Nathaniel Parker Willis, an American journalist and verse writer, who wrote much that is now little read, has given accounts of various visits paid by him to Lady Blessington and D’Orsay, to the mistress and to her master, at Seamore Place, and, as was the case with others who went there, apparently accepted the Count’s constant presence as quite natural. In truth, why should he not frequent the house of his adorable stepmother-in-law? Even when he was not chaperoned by his wife?
On the occasion of his first call Willis found Lady Blessington reclining on a yellow satin sofa, book in hand, her bejewelled fingers blazing with diamonds. He tells us that he judged her ladyship to be on the sunny side of thirty, being more than ten years out in his surmise, which proves that either the lady was extremely well preserved or the visitor too dazzled by her beauty or her diamonds to be in full possession of his powers of observation. But then, what man could be so ungallant as to guess any pretty woman’s age at more than thirty?

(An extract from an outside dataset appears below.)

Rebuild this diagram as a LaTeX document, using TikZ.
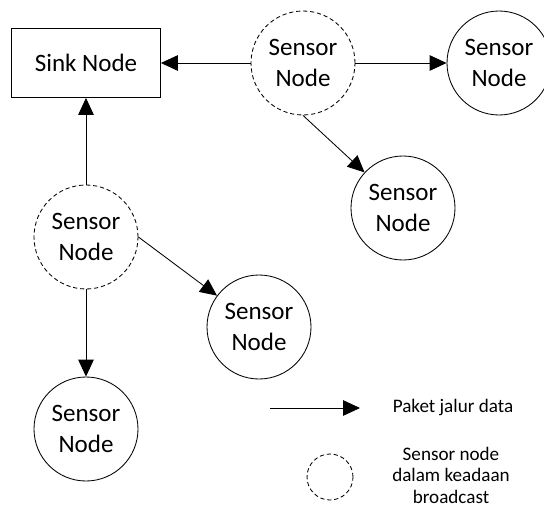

She was dressed in blue satin, which against the yellow of the couch must have produced an hysterically Whistlerian fantasia. Willis describes her features as regular and her mouth as expressive of unsuspecting good-humour; her voice now sad, now merry, and always melodious.
To them enter D’Orsay in all his splendour, to whom the fascinated Willis was presented.
Thereon followed tea and polite conversation, the talk very naturally turning upon America and the Americans, Lady Blessington being anxious to learn in what esteem such writers as the young Disraeli and Bulwer were held in the States.
“If you will come to-morrow night,” she said, “you will see Bulwer. I am delighted that he is popular in America. He is envied and abused—for nothing, I believe, except for the superiority of his genius, and the brilliant literary success it commands; and knowing this, he chooses to assume a pride which is only the armour of a sensitive mind afraid of a wound. He is to his friends the most frank and noble creature in the world, and open to boyishness with those whom he thinks understand and value him. He has a brother, Henry,[7] who is also very clever in a different vein, and is just now publishing a book on the present condition of France.[8] Do they like the D’Israelis in America?”
Willis replied that the Curiosities of Literature, Vivian Grey and Contarini Fleming were much appreciated.